▶ _Task prompt_
Without the pictures, print the lines running from the beginning of the material to the line containing "800, 900, 1000];", both ends included.

▶ _Dataset extract_
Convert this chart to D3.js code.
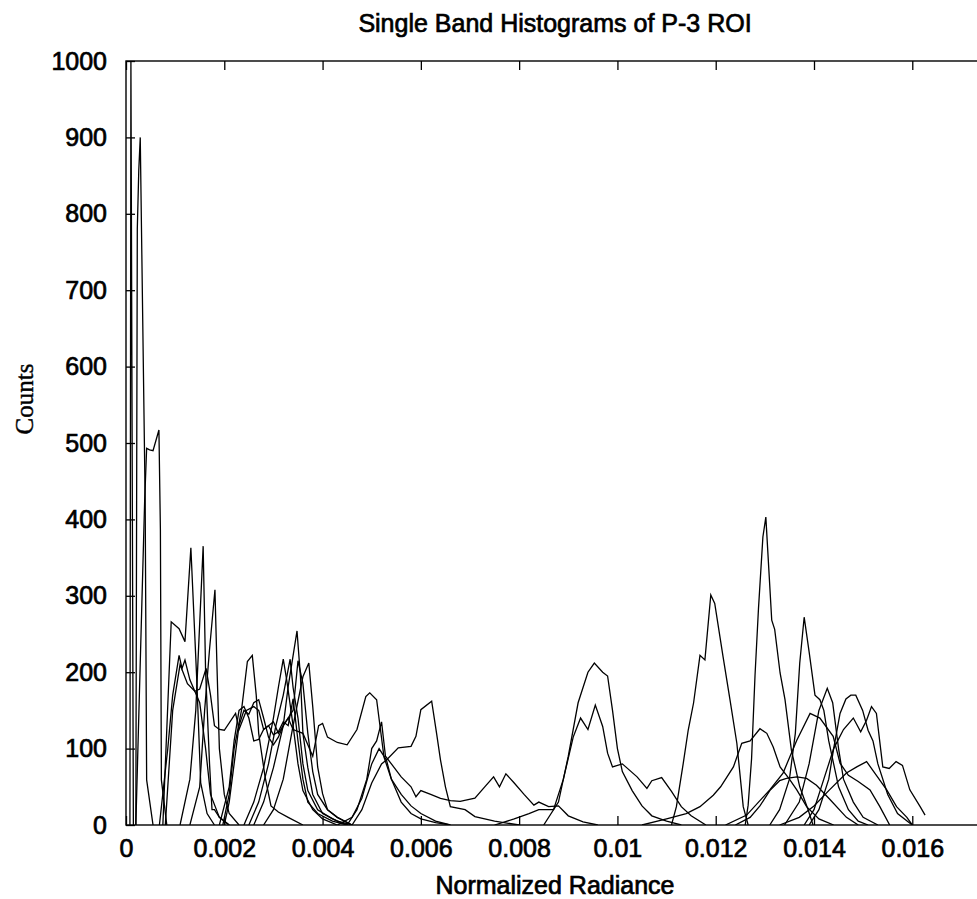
<!DOCTYPE html>
<html>
<head>
<meta charset="utf-8">
<script src="https://cdn.jsdelivr.net/npm/d3@7"></script>
<style>
  body { margin: 0; background: #fff; }
  #chart svg { display: block; }
</style>
</head>
<body>
<div id="chart"></div>
<script>
// x ticks / y ticks
var xTicks = [0, 0.002, 0.004, 0.006, 0.008, 0.01, 0.012, 0.014, 0.016];
var yTicks = [0, 100, 200, 300, 400, 500, 600, 700, 800, 900, 1000];

// one histogram per band: [normalized radiance, counts]
var band01 = [[0.00008, 0], [0.0001, 1000], [0.00015, 0]];
var band02 = [[0.0002, 0], [0.00023, 780], [0.00026, 857], [0.00029, 900], [0.00039, 425], [0.00042, 59], [0.00055, 0]];
var band03 = [[0.0002, 0], [0.00038, 425], [0.00042, 493], [0.00048, 491], [0.00055, 490], [0.00067, 517], [0.0007, 386], [0.00072, 59], [0.00083, 0]];
var band04 = [[0.00075, 0], [0.00092, 266], [0.00108, 257], [0.0012, 240], [0.00132, 363], [0.00144, 190], [0.00152, 55], [0.00165, 15], [0.0018, 0]];
var band05 = [[0.00068, 0], [0.00085, 100], [0.00095, 170], [0.00108, 222], [0.00114, 205], [0.0012, 216], [0.0013, 190], [0.00142, 172], [0.0015, 160], [0.00162, 100], [0.00172, 40], [0.0019, 10], [0.0021, 0]];
var band06 = [[0.0011, 0], [0.0013, 60], [0.00142, 150], [0.00157, 365], [0.00162, 200], [0.0017, 80], [0.00175, 20], [0.0018, 20], [0.0019, 10], [0.0021, 0]];
var band07 = [[0.0013, 0], [0.0015, 50], [0.0016, 150], [0.0017, 230], [0.00181, 308], [0.00185, 210], [0.0019, 100], [0.002, 40], [0.0021, 15], [0.0023, 0]];
var band08 = [[0.0008, 0], [0.00095, 150], [0.0011, 210], [0.00125, 185], [0.0014, 175], [0.0015, 178], [0.00163, 205], [0.00172, 170], [0.0018, 130],
  [0.0019, 125], [0.002, 124], [0.00223, 146], [0.0023, 125], [0.00245, 150], [0.0026, 155], [0.0027, 150], [0.0028, 125], [0.0029, 130], [0.003, 135],
  [0.0031, 120], [0.0033, 140], [0.0034, 125], [0.0036, 120], [0.0038, 90], [0.00392, 130], [0.004, 133], [0.0041, 115], [0.0043, 108], [0.0045, 105],
  [0.0047, 125], [0.00488, 168], [0.00496, 173], [0.0051, 164], [0.00525, 89], [0.0054, 60], [0.0056, 40], [0.0058, 25], [0.006, 15], [0.0063, 5], [0.0066, 0]];
var band09 = [[0.00197, 0], [0.0021, 40], [0.0022, 100], [0.00235, 150], [0.00247, 214], [0.00257, 222], [0.00265, 170], [0.0027, 120], [0.00283, 63], [0.00295, 25], [0.0031, 17], [0.0033, 10], [0.0036, 0]];
var band10 = [[0.0024, 0], [0.0026, 30], [0.0028, 75], [0.003, 140], [0.0031, 180], [0.0032, 217], [0.00327, 190], [0.0034, 130], [0.0035, 80], [0.0036, 45], [0.0038, 20], [0.004, 8], [0.0043, 0]];
var band11 = [[0.0025, 0], [0.0027, 30], [0.0029, 80], [0.00305, 130], [0.0032, 170], [0.00334, 217], [0.0034, 180], [0.0035, 140], [0.0036, 80], [0.0037, 45], [0.0039, 20], [0.0042, 8], [0.0045, 0]];
var band12 = [[0.0026, 0], [0.0028, 30], [0.003, 75], [0.0032, 130], [0.0033, 181], [0.00348, 254], [0.00355, 194], [0.0036, 120], [0.0037, 75], [0.0038, 40], [0.004, 15], [0.0043, 5], [0.0046, 0]];
var band13 = [[0.0028, 0], [0.003, 20], [0.0032, 60], [0.0034, 130], [0.0036, 194], [0.00372, 212], [0.0038, 155], [0.0039, 76], [0.004, 41], [0.0041, 20], [0.0043, 10], [0.0046, 0]];
var band14 = [[0.0019, 0], [0.0021, 50], [0.0022, 110], [0.0023, 150], [0.0024, 155], [0.0025, 140], [0.0026, 110], [0.0027, 112], [0.0028, 125], [0.0029, 130],
  [0.003, 118], [0.0031, 122], [0.0032, 135], [0.0033, 130], [0.0034, 165], [0.0035, 110], [0.0036, 60], [0.0037, 30], [0.0039, 15], [0.0042, 5], [0.0045, 0]];
var band15 = [[0.002, 0], [0.0021, 30], [0.0022, 80], [0.0023, 130], [0.0024, 150], [0.0025, 145], [0.0026, 160], [0.0027, 164], [0.0028, 140], [0.0029, 115],
  [0.003, 105], [0.0031, 115], [0.0032, 130], [0.0034, 150], [0.0035, 215], [0.0036, 185], [0.0037, 120], [0.0038, 70], [0.0039, 40], [0.0041, 20], [0.0043, 10], [0.0046, 0]];
var band16 = [[0.0045, 0], [0.0047, 20], [0.0049, 60], [0.005, 100], [0.0051, 110], [0.0052, 135], [0.00528, 90], [0.0054, 80], [0.0056, 63], [0.0058, 50], [0.0059, 37],
  [0.006, 45], [0.0062, 40], [0.0064, 35], [0.0066, 32], [0.0068, 31], [0.0071, 35], [0.0073, 50], [0.00748, 63], [0.0076, 50], [0.00773, 67], [0.0079, 55],
  [0.0081, 40], [0.0083, 26], [0.0084, 30], [0.0086, 24], [0.0088, 25], [0.009, 12], [0.0093, 4], [0.0096, 0]];
var band17 = [[0.0043, 0], [0.0046, 10], [0.0048, 35], [0.005, 80], [0.00515, 100], [0.0053, 85], [0.0054, 60], [0.0056, 30], [0.0058, 15], [0.006, 8], [0.0063, 3], [0.0066, 0]];
var band18 = [[0.0046, 0], [0.0048, 20], [0.005, 55], [0.0052, 80], [0.0053, 85], [0.00554, 101], [0.0058, 103], [0.0059, 116], [0.006, 151], [0.00622, 162],
  [0.00632, 120], [0.0064, 85], [0.0065, 50], [0.0066, 24], [0.0069, 20], [0.0071, 11], [0.0075, 5], [0.008, 0]];
var band19 = [[0.0085, 0], [0.0088, 30], [0.009, 90], [0.0092, 160], [0.0094, 200], [0.00953, 212], [0.0097, 200], [0.0098, 195], [0.0099, 150], [0.01, 100],
  [0.0101, 70], [0.0103, 45], [0.0105, 25], [0.0107, 12], [0.011, 5], [0.0113, 0]];
var band20 = [[0.0075, 0], [0.0079, 8], [0.0082, 15], [0.0084, 20], [0.0087, 20], [0.0089, 60], [0.0091, 115], [0.00925, 140], [0.0094, 125], [0.00955, 157],
  [0.0097, 129], [0.0098, 94], [0.0099, 76], [0.0101, 80], [0.0104, 63], [0.0106, 48], [0.0107, 58], [0.0109, 62], [0.0111, 44], [0.0113, 24], [0.0115, 12], [0.0118, 0]];
var band21 = [[0.0111, 0], [0.0112, 24], [0.01134, 81], [0.01144, 124], [0.01155, 160], [0.01168, 222], [0.01178, 216], [0.0119, 301], [0.01198, 290],
  [0.01215, 220], [0.01229, 164], [0.01243, 107], [0.01256, 24], [0.01266, 0]];
var band22 = [[0.0126, 0], [0.01266, 26], [0.01273, 87], [0.0128, 196], [0.01287, 283], [0.01296, 377], [0.01302, 403], [0.01314, 268], [0.0132, 256],
  [0.01331, 199], [0.01341, 164], [0.01354, 98], [0.01371, 50], [0.01388, 20], [0.01398, 0]];
var band23 = [[0.0131, 0], [0.0133, 20], [0.0135, 60], [0.01362, 120], [0.01371, 212], [0.0138, 272], [0.0139, 227], [0.01402, 170], [0.01412, 164],
  [0.0142, 150], [0.0143, 110], [0.0144, 80], [0.0145, 50], [0.0147, 20], [0.0149, 5], [0.0151, 0]];
var band24 = [[0.0134, 0], [0.0137, 30], [0.0139, 80], [0.0141, 150], [0.01427, 179], [0.01438, 160], [0.0145, 100], [0.0146, 60], [0.0148, 30], [0.015, 10], [0.0153, 0]];
var band25 = [[0.0139, 0], [0.0141, 20], [0.0143, 60], [0.0144, 100], [0.01453, 146], [0.01465, 165], [0.01475, 170], [0.01485, 170], [0.01499, 150],
  [0.0151, 124], [0.0152, 110], [0.0153, 80], [0.0155, 40], [0.0157, 15], [0.0159, 5], [0.016, 0]];
var band26 = [[0.0138, 0], [0.014, 20], [0.0142, 60], [0.0144, 100], [0.0146, 125], [0.0148, 140], [0.01495, 122], [0.01507, 137], [0.01517, 155],
  [0.01527, 146], [0.0154, 76], [0.01553, 74], [0.01567, 83], [0.0158, 78], [0.01595, 46], [0.01616, 24], [0.01626, 13]];
var band27 = [[0.0105, 0], [0.011, 8], [0.0114, 15], [0.01168, 24], [0.01195, 39], [0.0121, 50], [0.01236, 76], [0.01253, 107], [0.0127, 110], [0.0129, 126],
  [0.01304, 120], [0.01317, 102], [0.01331, 76], [0.0135, 60], [0.01365, 46], [0.01385, 24], [0.0141, 8], [0.0144, 0]];
var band28 = [[0.0122, 0], [0.01263, 13], [0.0131, 46], [0.01337, 68], [0.01365, 111], [0.01392, 146], [0.01412, 140], [0.01439, 116], [0.01453, 81],
  [0.0147, 65], [0.0149, 57], [0.01514, 46], [0.01534, 24], [0.01554, 0]];
var band29 = [[0.0133, 0], [0.0137, 10], [0.014, 25], [0.0143, 45], [0.01466, 68], [0.01487, 76], [0.01507, 83], [0.01527, 65], [0.01548, 46], [0.01568, 24], [0.01589, 10], [0.016, 0]];
var band30 = [[0.0124, 0], [0.0127, 10], [0.0129, 25], [0.0131, 45], [0.0133, 58], [0.01344, 61], [0.01365, 63], [0.01385, 61], [0.01405, 52], [0.01433, 33], [0.01466, 10], [0.0149, 0]];

var bands = [band01, band02, band03, band04, band05, band06, band07, band08, band09, band10,
  band11, band12, band13, band14, band15, band16, band17, band18, band19, band20,
  band21, band22, band23, band24, band25, band26, band27, band28, band29, band30];

//Set the dimensions of the chart
var W = 977, H = 899;
var margin = { top: 61, left: 126 },
    width = 860,
    height = 764;

var xScale = d3.scaleLinear().domain([0, 0.0175]).range([0, width]);
var yScale = d3.scaleLinear().domain([0, 1000]).range([height, 0]);

var svg = d3.select("#chart").append("svg")
    .attr("width", W)
    .attr("height", H)
    .style("background", "#fff");

var g = svg.append("g")
    .attr("transform", "translate(" + margin.left + "," + margin.top + ")");

g.append("defs").append("clipPath").attr("id", "plotClip")
    .append("rect").attr("x", 0).attr("y", -1).attr("width", width).attr("height", height + 1);

var fmt = function (d) { return d === 0 ? "0" : String(+d.toFixed(3)); };

var sans = "'Liberation Sans', Arial, sans-serif";
// scanned text looks heavy: regular face with a thin outline
function inkText(sel) {
  sel.attr("fill", "#000")
    .attr("stroke", "#000")
    .attr("stroke-width", 0.7)
    .style("font-family", sans)
    .style("font-size", "25px");
}

// ticks pointing inward, MATLAB style box
var tickLen = 9;
var xAxisB = d3.axisBottom(xScale).tickValues(xTicks).tickSize(-tickLen).tickSizeOuter(0).tickPadding(14).tickFormat(fmt);
var xAxisT = d3.axisTop(xScale).tickValues(xTicks).tickSize(-tickLen).tickSizeOuter(0).tickFormat("");
var yAxisL = d3.axisLeft(yScale).tickValues(yTicks).tickSize(-tickLen).tickSizeOuter(0).tickPadding(19).tickFormat(d3.format("d"));
var yAxisR = d3.axisRight(yScale).tickValues(yTicks).tickSize(-tickLen).tickSizeOuter(0).tickFormat("");

var axes = [
  g.append("g").attr("transform", "translate(0," + height + ")").call(xAxisB),
  g.append("g").call(xAxisT),
  g.append("g").call(yAxisL),
  g.append("g").attr("transform", "translate(" + width + ",0)").call(yAxisR)
];
axes.forEach(function (a) {
  a.select(".domain").remove();
  a.selectAll("line").attr("stroke", "#000").attr("stroke-width", 1.3);
  a.selectAll("text").call(inkText);
});

// frame
g.append("rect")
    .attr("x", 0).attr("y", 0)
    .attr("width", width).attr("height", height)
    .attr("fill", "none")
    .attr("stroke", "#000")
    .attr("stroke-width", 1.4);

// histogram lines
var lineFunction = d3.line()
    .x(function (d) { return xScale(d[0]); })
    .y(function (d) { return yScale(d[1]); });

g.append("g").attr("clip-path", "url(#plotClip)")
  .selectAll("path.band")
  .data(bands)
  .enter().append("path")
    .attr("class", "band")
    .attr("d", lineFunction)
    .attr("fill", "none")
    .attr("stroke", "#000")
    .attr("stroke-width", 1.3)
    .attr("stroke-linejoin", "miter");

// title and labels
svg.append("text")
    .attr("x", 555).attr("y", 32)
    .attr("text-anchor", "middle")
    .call(inkText)
    .text("Single Band Histograms of P-3 ROI");

svg.append("text")
    .attr("x", 555).attr("y", 894)
    .attr("text-anchor", "middle")
    .call(inkText)
    .text("Normalized Radiance");

svg.append("text")
    .attr("transform", "translate(33,399) rotate(-90)")
    .attr("text-anchor", "middle")
    .attr("fill", "#000")
    .attr("stroke", "#000")
    .attr("stroke-width", 0.4)
    .style("font-family", "'Liberation Serif', 'Times New Roman', serif")
    .style("font-size", "25px")
    .text("Counts");
</script>
</body>
</html>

▶ _Task solution_
Convert this chart to D3.js code.
<!DOCTYPE html>
<html>
<head>
<meta charset="utf-8">
<script src="https://cdn.jsdelivr.net/npm/d3@7"></script>
<style>
  body { margin: 0; background: #fff; }
  #chart svg { display: block; }
</style>
</head>
<body>
<div id="chart"></div>
<script>
// x ticks / y ticks
var xTicks = [0, 0.002, 0.004, 0.006, 0.008, 0.01, 0.012, 0.014, 0.016];
var yTicks = [0, 100, 200, 300, 400, 500, 600, 700, 800, 900, 1000];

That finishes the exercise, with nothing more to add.